You stop at the red traffic lights, quick as a flash, there's someone 'cleaning' (and we use the word cleaning lightly as they usually have a disgusting rag and no clean water) your windshield. Now the reason they are so quick is they think if they've already started cleaning your windshield, you'll have to pay them. WRONG!! Simply put your wipers on fast and then see how quickly they can move.

When you use the public transport network, this is when you really get targeted, sometimes by the woman and her 4 sickly children who inform you that they haven't eaten for 4 days. My usual responce to that is "well force yourself then, no-one's asked you to go on a starvation diet". Another kind of begger and these are the really lazy ones are the kind who get on with a radio, play it for 1 minute then walk around to collect money from you for the privilege. Yeah right!!

But as I tell these beggars on a daily basis "You don't realize how lucky you are, no matter how bad you think things are now, at least you don't live in Canada"

that's true you guys have gypies and professional beggars. like it is a job. i forgot. for real in this country, if someone is begging they are definitely WITHOUT. hey, remember when we went door to door, we would encounter signs that said:"no bottle collectors, no solicitors, no whatever kind of people would do cold calls...?" .(some people thought we were poor too and our parents were making us sell the watchtowers and awakes for money to live on). so i was thinking that maybe you could simply, officiously as they are about their professional begging, put up a nice but clear and prominantly displayed sign "NO BEGGING ALLOWED". I mean I think it's a kind thing to let beggars know that it's not going to be the MOST productive place to beg, straight upfront, before they invest a lot of energy into their routine. that perhaps they will have better luck elsewhere. Since it is about business, they'll want to take the easier route, as you say. even for a day or a week, just to see if it changes things. but word of mouth will spread in the begging community too. like when we went door to door-ing, we were pro and kept a notebook and remembered who paid attention to us and wo was scary or mean. they are professional too.
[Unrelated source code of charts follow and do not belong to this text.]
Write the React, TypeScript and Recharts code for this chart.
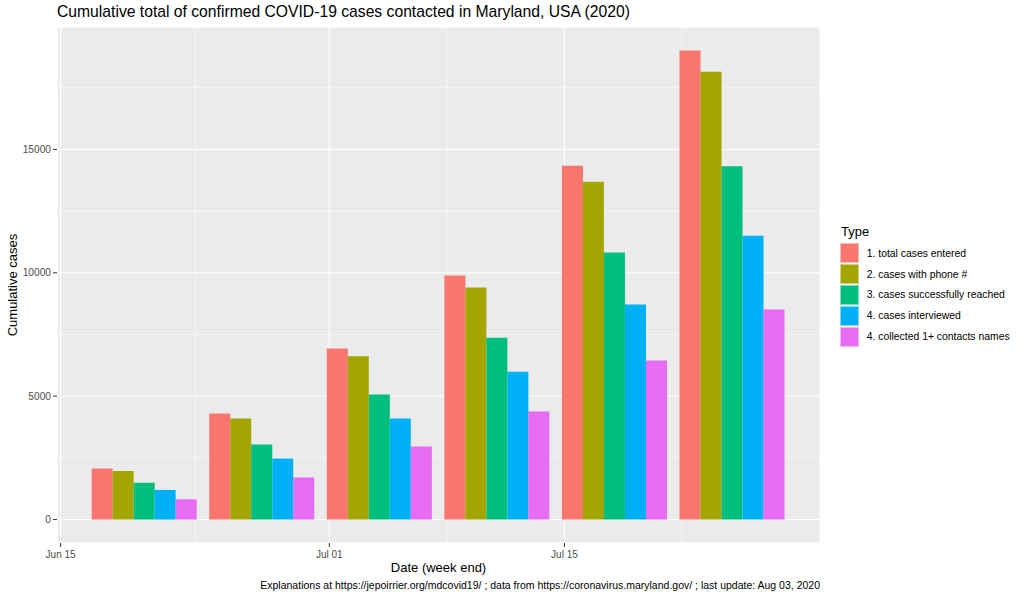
import React from 'react';
import { ComposedChart, Bar, XAxis, YAxis, CartesianGrid } from 'recharts';

// week-end dates and cumulative counts
const weekEnds = ['2020-06-20', '2020-06-27', '2020-07-04', '2020-07-11', '2020-07-18', '2020-07-25'];
const totalEntered = [2070, 4300, 6930, 9890, 14340, 19010];
const withPhone = [1970, 4100, 6620, 9410, 13690, 18150];
const reached = [1490, 3040, 5070, 7370, 10820, 14320];
const interviewed = [1200, 2470, 4100, 5990, 8720, 11500];
const contactsNamed = [820, 1700, 2960, 4380, 6450, 8510];

const seriesNames = [
    '1. total cases entered',
    '2. cases with phone #',
    '3. cases successfully reached',
    '4. cases interviewed',
    '4. collected 1+ contacts names',
];
const seriesColors = ['#F8766D', '#A3A500', '#00BF7D', '#00B0F6', '#E76BF3'];
const seriesValues = [totalEntered, withPhone, reached, interviewed, contactsNamed];

const xTickDates = ['2020-06-15', '2020-07-01', '2020-07-15'];
const xTickLabels = ['Jun 15', 'Jul 01', 'Jul 15'];
const xMinorDates = ['2020-06-23', '2020-07-08', '2020-07-22'];
const yTicks = [0, 5000, 10000, 15000];
const yMinorTicks = [2500, 7500, 12500, 17500];

const ORIGIN = Date.UTC(2020, 5, 15);
const toDay = (s: string) => {
    const [y, m, d] = s.split('-').map(Number);
    return (Date.UTC(y, m - 1, d) - ORIGIN) / 86400000;
};

const chartData = weekEnds.map((w, i) => {
    const row: any = { day: toDay(w) };
    seriesValues.forEach((vals, k) => { row['s' + k] = vals[i]; });
    return row;
});

const xTicks = xTickDates.map(toDay);
const xMinor = xMinorDates.map(toDay);
const xDomain = [-0.215, 45.215];
const yDomain = [-951, 19964];

const FONT = '"Liberation Sans", Arial, Helvetica, sans-serif';

const App: React.FC = () => {
    return (
        <div style={{ position: 'absolute', left: 0, top: 0, width: 1023, height: 597, background: '#fff', fontFamily: FONT }}>
            <div style={{ position: 'absolute', left: 57, top: 3, fontSize: 15.7, lineHeight: '18px', color: '#000', whiteSpace: 'nowrap' }}>
                Cumulative total of confirmed COVID-19 cases contacted in Maryland, USA (2020)
            </div>

            <div style={{ position: 'absolute', left: 0, top: 0 }}>
                <ComposedChart
                    width={1023}
                    height={597}
                    data={chartData}
                    margin={{ top: 27, right: 203, bottom: 24, left: 0 }}
                    barGap={0}
                    barCategoryGap="5%"
                >
                    <XAxis
                        xAxisId="minor"
                        dataKey="day"
                        type="number"
                        domain={xDomain}
                        allowDataOverflow
                        ticks={xMinor}
                        hide
                    />
                    <YAxis
                        yAxisId="minor"
                        type="number"
                        domain={yDomain}
                        allowDataOverflow
                        ticks={yMinorTicks}
                        hide
                    />
                    <CartesianGrid xAxisId="minor" yAxisId="minor" fill="#EBEBEB" stroke="#FFFFFF" strokeWidth={0.55} />
                    <CartesianGrid stroke="#FFFFFF" strokeWidth={1.1} />
                    <XAxis
                        dataKey="day"
                        type="number"
                        domain={xDomain}
                        allowDataOverflow
                        ticks={xTicks}
                        tickFormatter={(v) => xTickLabels[xTicks.indexOf(v)] ?? ''}
                        height={30}
                        axisLine={false}
                        tickLine={{ stroke: '#333333' }}
                        tickSize={4}
                        tickMargin={4}
                        tick={{ fill: '#4D4D4D', fontSize: 10, fontFamily: FONT }}
                        interval={0}
                    />
                    <YAxis
                        type="number"
                        domain={yDomain}
                        allowDataOverflow
                        ticks={yTicks}
                        width={57}
                        axisLine={false}
                        tickLine={{ stroke: '#333333' }}
                        tickSize={4}
                        tickMargin={2}
                        tick={{ fill: '#4D4D4D', fontSize: 10.2, fontFamily: FONT }}
                        interval={0}
                    />
                    {seriesNames.map((name, k) => (
                        <Bar
                            key={name}
                            dataKey={'s' + k}
                            name={name}
                            fill={seriesColors[k]}
                            isAnimationActive={false}
                        />
                    ))}
                </ComposedChart>
            </div>

            <div style={{ position: 'absolute', left: 12, top: 285, transform: 'translate(-50%, -50%) rotate(-90deg)', fontSize: 13, lineHeight: '15px', whiteSpace: 'nowrap', color: '#000' }}>
                Cumulative cases
            </div>
            <div style={{ position: 'absolute', left: 438.5, top: 567, transform: 'translate(-50%, -50%)', fontSize: 13, lineHeight: '15px', whiteSpace: 'nowrap', color: '#000' }}>
                Date (week end)
            </div>
            <div style={{ position: 'absolute', right: 203, top: 579, fontSize: 10.5, lineHeight: '12px', whiteSpace: 'nowrap', color: '#000' }}>
                Explanations at https://jepoirrier.org/mdcovid19/ ; data from https://coronavirus.maryland.gov/ ; last update: Aug 03, 2020
            </div>

            <div style={{ position: 'absolute', left: 840, top: 224 }}>
                <div style={{ fontSize: 13, lineHeight: '15px', color: '#000', marginLeft: 1, marginBottom: 4 }}>Type</div>
                {seriesNames.map((name, k) => (
                    <div key={name} style={{ display: 'flex', alignItems: 'center', height: 20.8 }}>
                        <div style={{ width: 19, height: 20, background: seriesColors[k], boxSizing: 'border-box', border: '0.5px solid rgba(255,255,255,0.5)' }} />
                        <div style={{ marginLeft: 7.7, fontSize: 10.4, color: '#000', whiteSpace: 'nowrap' }}>{name}</div>
                    </div>
                ))}
            </div>
        </div>
    );
};

export default App;
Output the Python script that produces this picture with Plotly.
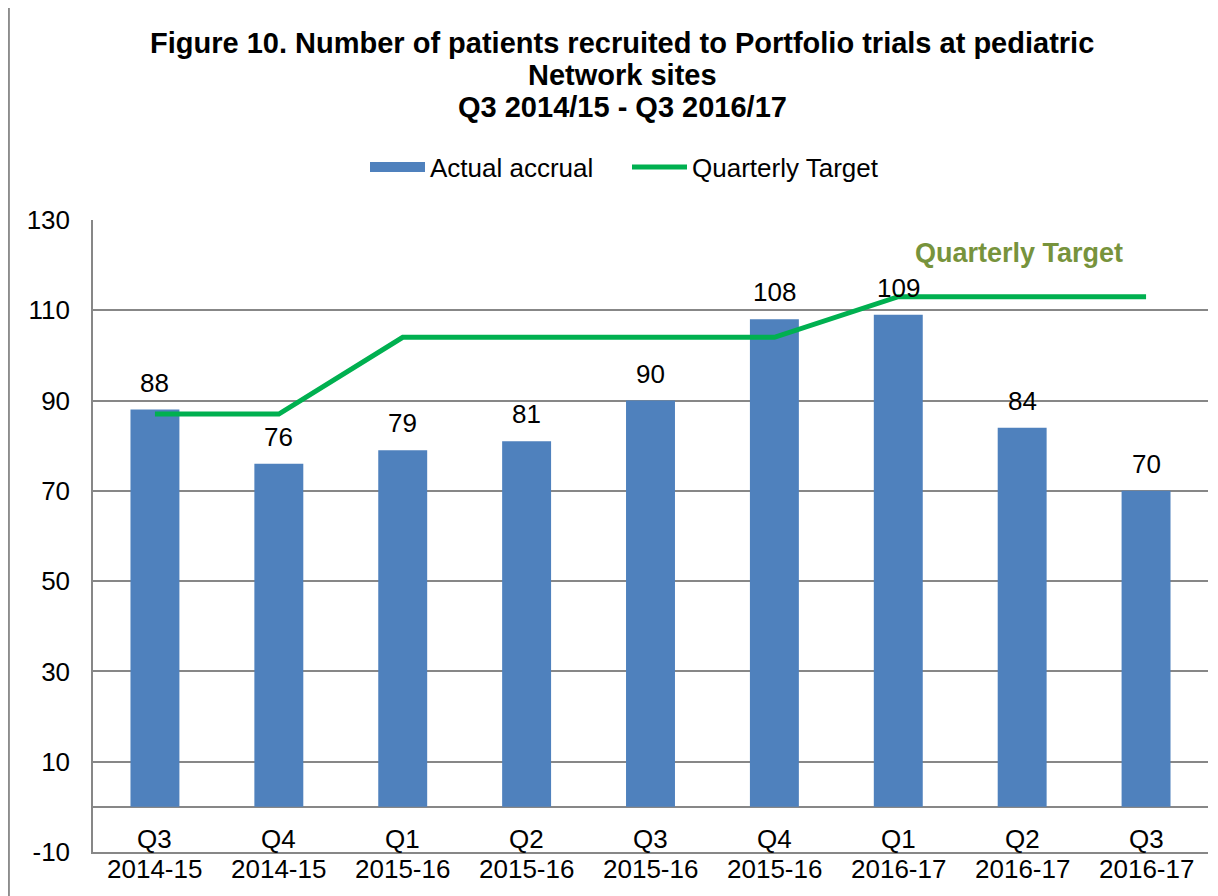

It's interesting that you missed one hideous tactic of beggarism that seems to be prevalent throughout the west--especially in North America. This begging tactic goes by the euphemism of "tipping".

I am sick and tired of having to tip:
- waitresses
- taxi drivers
- hairdressers
- shampooers
- colorists
- pedicurists
- manicurists
- doormen
- chambermaids
- cashiers at a diner/coffee shop/fast food court

Now before you start yapping about how poorly paid these people are, please remember that these people chose their jobs. If those jobs don't pay enough money, you have two choices:

1. Get your employer to increase your salary.
2. Find another job that pays more.

Just don't expect me to finance your employer's miserly wage habits. It is not my job to make sure you earn a decent living.

I don't get tips for my job. I don't tip pilots or bus drivers...why should I tip taxi drivers?

The sad thing is...I do tip. Not because I want to...just because I'm a sad victim of societal peer pressure. Plus...I'm afraid that my food will be poisoned, my hair will turn green and I'll be dropped off 10 miles from my destination if I don't tip. It's extortion! It's beggaristic terrorism!

Yours truly,

HRH Queen Bee

P.S. That being said, I do tip paper boys because they're doing pretty much the only job they can do at their age. And they're out in all kinds of weather. And I like to reward their working spirit. Mind you...I'm probably not doing anything more than teaching the youngsters that if your job doesn't pay you enough, expect your customers to make up the difference.